'Forrest Gump' defense of 'QAnon Shaman' doesn't play, prosecutors ask for 51 months
Jacob Chansley puffed out his chest, howled like an animal, and paraded his half-naked, horn-adorned body onto the Senate floor during the insurrection at the Capitol. For his obstruction to Congress’ efforts to certify the 2020 election, prosecutors have recommended a sentence of four years in prison.
In a memo issued late Tuesday at the U.S. District Court for the District of Columbia, prosecutors say Chansley, who also goes by the name Jake Angeli, effectively made himself the “public face of the Capitol riot” when he stormed into the complex wielding a six-foot-long spear-tipped flagpole, marauded through the chambers, and began hollering that then-Vice President Mike Pence was “a traitor.”
The 33-year-old was among some of the first people to breach the building on Jan. 6.
Chansley “[riled] up other members of the mob with his screaming obscenities about our nation’s lawmakers and flouting the ‘opportunity’ to rid our government of those he has long considered to be traitors,” U.S. Attorney Matthew Graves and assistant U.S. attorney Kimberly Paschall wrote in the 28-page sentencing memo.
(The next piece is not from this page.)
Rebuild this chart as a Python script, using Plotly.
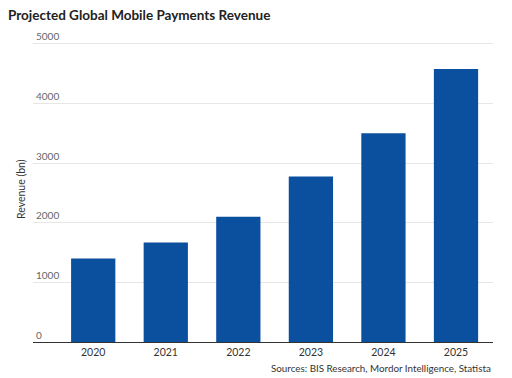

The recommendation of 51 months from the Justice Department, or just over four years in prison, is the harshest one yet for defendants tied to the insurrection. The only other felony Capitol riot defendant that has been sentenced so far is Paul Hodgkins. The U.S. requested 18 months for Hodgkins, but he received an eight-month sentence instead.
Hodgkins, originally from Florida, breached the Capitol with a backpack, goggles, rope, and white latex gloves on hand, and proceeded to barrel through to the floor of the Senate while hoisting a “Trump 2020” flag over his shoulder.
Incidentally, during the assault, Hodgkins stood nearby as Chansley led a group invocation, where he prayed with fellow rioters.
“Thank you for allowing the United States of America to be reborn. Thank you for allowing us to get rid of the communists, the globalists, and the traitors within our government,” he said.
Notably, he also left an ominous note on the dais in the Senate during the attack reading, “It’s only a matter of time. Justice is coming!”
Chansley fancied himself the “QAnon Shaman” when he was an avowed zealot for the QAnon conspiracy. That belief system is one he now claims to have divorced himself from completely. His attorney, Albert Watkins released a statement on Chansley’s behalf in September to the Huffington Post saying that the “long avowed and practicing shaman has repudiated the ‘Q’ previously assigned to him.”
“The road leading up to the events of January 6 traversed years,” Watkins said in a statement this fall. “The path charted by Mr. Chansley since January 6 has been a process, one which has involved pain, depression, solitary confinement, introspection, recognition of mental health vulnerabilities, and a coming to grips with the need for more self-work.”
Watkins, in response to the recommended 51- month sentence, defended Chansley as someone suffering from “mental health vulnerabilities” as evidenced, at the very least, he argued, by the exposure of his half-nude body while the weather in Washington that morning was below 40 degrees.
“His Shamanic chants were further indicia of mental health vulnerabilities. So too was the rapid clip at which his widely published post-Capitol entry speech was uttered. So too were his gait and apparent Forrest Gump-like obliviousness too much of the activity and many of the actions of those surrounding him as he approached, entered, and traversed the Capitol,” Watkins said. “The events that led Mr. Chansley to do what he did on January 6, 2021, antedate his presence in the Capitol. He was not an organizer. He was not a planner. He was not violent. He was not destructive. He was not a thief.”
Watkins also emphasized that Chansley’s unaddressed schizophrenia should be considered by the court when rendering its final decision.
“Mr. Chansley is not a political prisoner. He does not seek to be labeled such. Rather, this case is about a frail and vulnerable human,” Watkins wrote.
Watkins did not offer a specific recommendation for sentencing, only urging that it be far less than the prosecutor’s suggestion. The Arizona native has so far spent 10 months in pre-trial detention.
Prosecutors, however, offered a far tougher position on Chansley.
“The need for the sentence to provide specific deterrence to this particular defendant also weighs heavily in favor of a lengthy term of incarceration. Although the defendant has now expressed remorse and contrition, his media statements immediately after January 6 were those of a man gloating over victory in battle,” U.S. attorneys wrote.
Chansley did not express remorse upon leaving the Capitol or when going home, they argued.
“It came when he realized he was in trouble. It came when he realized that large numbers of Americans and people worldwide were horrified at what happened that day. It came when he realized that he could go to jail for what he did,” the memo states.